At the corner of our street is a carinderia famous for its delicious tapsi. We decided to eat our dinner there since I weren’t able to prepare food at home for him. Had he informed me he will be visiting, I should have prepared dinner. I know it is just the 2nd of January and it is typical that there are tons of leftovers in our refrigerator. Unfortunately, we had consumed all the food Mama prepared for Media Noche and this I see as a blessing in disguise: I have a reason to keep him out of the house for us to really have a “heart-to-heart” talk.
He haven’t changed. He still likes talking while his mouth is full. For a while we forgot to talk about our chosen career paths. We ventured on reminiscing our “leadership” days but the reminiscing did not take too long. He wanted me to answer his pending question, and, like a child, he did not stop until he had gotten what he wants.
“I am okay. You might think and assume that I am not okay but honestly I am.”
“What? Are you insinuating that I made a wrong career move?”
“It is you who said that, not me.”
Again, he maneuvered the conversation. “Listen, I can help you get into University of Makati for a teaching position. Instructor. While you are taking your masters if you like. I can recommend you. You are my friend. Your caliber in literature is beyond compare, except you are not good at remembering authors’ names. Bert, I can help you be what you should be.” (Of course this is not the exact words he said, just the gist).
I failed to respond. The idea overwhelmed me. Suddenly, I felt so incapable of responding to a good news.

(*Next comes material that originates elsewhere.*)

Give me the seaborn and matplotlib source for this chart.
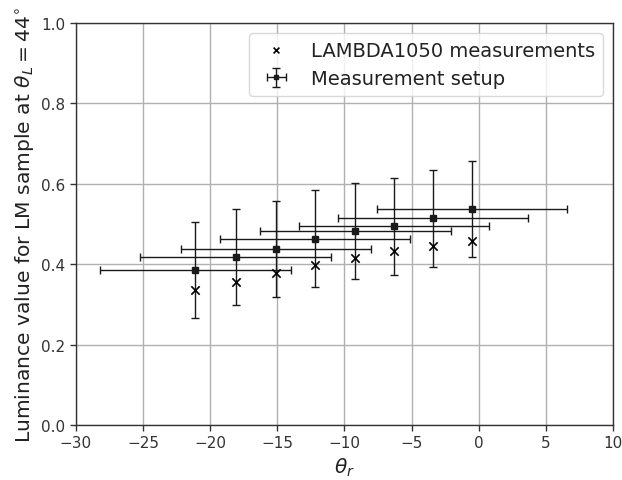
import matplotlib
matplotlib.use("Agg")
import matplotlib.pyplot as plt
import seaborn as sns
import numpy as np
import pandas as pd

# angles of the measured points (theta_r)
theta_r = [-21.1, -18.1, -15.1, -12.2, -9.2, -6.3, -3.4, -0.5]
# LAMBDA1050 reference measurements
lambda_lum = [0.335, 0.357, 0.378, 0.398, 0.415, 0.432, 0.446, 0.459]
# measurement setup values and their uncertainties
setup_lum = [0.385, 0.418, 0.438, 0.464, 0.483, 0.494, 0.514, 0.537]
setup_yerr = [0.12, 0.12, 0.12, 0.12, 0.12, 0.12, 0.12, 0.12]
setup_xerr = [7.1, 7.1, 7.1, 7.1, 7.1, 7.1, 7.1, 7.1]

df = pd.DataFrame({
    'theta_r': theta_r,
    'lambda': lambda_lum,
    'setup': setup_lum,
    'yerr': setup_yerr,
    'xerr': setup_xerr,
})

sns.set_style("whitegrid", {
    'axes.edgecolor': '#333333',
    'grid.color': '#b0b0b0',
    'xtick.bottom': True,
    'ytick.left': True,
    'xtick.direction': 'out',
    'ytick.direction': 'out',
    'xtick.color': '#333333',
    'ytick.color': '#333333',
    'axes.labelcolor': '#222222',
    'text.color': '#222222',
})
plt.rcParams['font.family'] = ['DejaVu Sans']

fig, ax = plt.subplots(figsize=(6.22, 4.81), dpi=100)
fig.subplots_adjust(left=0.122, right=0.9855, top=0.950, bottom=0.1143)

sns.scatterplot(data=df, x='theta_r', y='lambda', ax=ax, marker='x', color='k',
                s=36, linewidth=1.2, label='LAMBDA1050 measurements', zorder=3)
ax.errorbar(df['theta_r'], df['setup'], xerr=df['xerr'], yerr=df['yerr'],
            fmt='s', color='#1a1a1a', ecolor='#1a1a1a', markersize=4,
            elinewidth=1, capsize=3, capthick=1, label='Measurement setup', zorder=2)

ax.set_xlim(-30, 10)
ax.set_ylim(0, 1.0)
ax.set_xticks(np.arange(-30, 11, 5))
ax.set_yticks(np.arange(0, 1.01, 0.2))
ax.tick_params(labelsize=11, length=4, width=1)
for s in ax.spines.values():
    s.set_linewidth(1)
ax.grid(True, linewidth=1)

ax.set_xlabel(r'$\theta_r$', fontsize=14.5)
ax.set_ylabel(r'Luminance value for LM sample at $\theta_L = 44^{\circ}$', fontsize=14.6)
ax.legend(loc='upper right', fontsize=14, framealpha=0.8, edgecolor='#d0d0d0',
          markerscale=0.7)

fig.savefig('out.png', dpi=100)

He further explained, “OMG. You are a crazy man! The problem with you is your softness. You are so compassionate, dude. I know. You got so attached to your clients. I know, you are treating them as your family. I know this story. I know this side of you. And I know how this kind of your stories end: you are left desperate and alone. You have given your heart away so many times to people who will just come and go and leave you miserable. You just grew old, you never grew up! Bert c’mon…”
First time in my life, I weren’t able to fight for myself, for what I really believe in.
Yet, I was able to get even, after a long, deep silence by saying, “I have read somewhere that ‘in business people negotiate to win. They negotiate to get what they want.’ I know you are used to this. You always get what you wanted and I am very happy for you. We are friends but that doesn’t mean you and I are alike. You love yourself that is why you have chosen such career path you are in now. I also love myself, don’t get me wrong. But my definition of love is different from yours and I demand your understanding and respect to it. You see, love is sacrifice. Love is being concerned about someone else’s situation as you are about your own. I don’t only have students, but children who looks up to me for their needs. I can’t just leave them. Leaving them at this point is betrayal. I have promised that I will have them graduate high school first before I will finally leave.”
“… and loving them much more than you love yourself is like killing yourself softly… gently…”
The night ended with him giving his mobile number and I looking at him as he drives his car away.
I taped his phone number on the wall of my room. I am looking at it, now and then, as I type this entry.
I will not save his number on my phone. I will just have it posted on my wall, for me to have something to look up to, to look forward to after I have fulfilled my promise. I just hope that in the end, I will not phone him just to admit that this chapter of my life in the school where I am teaching now ended the way he had predicted it to end.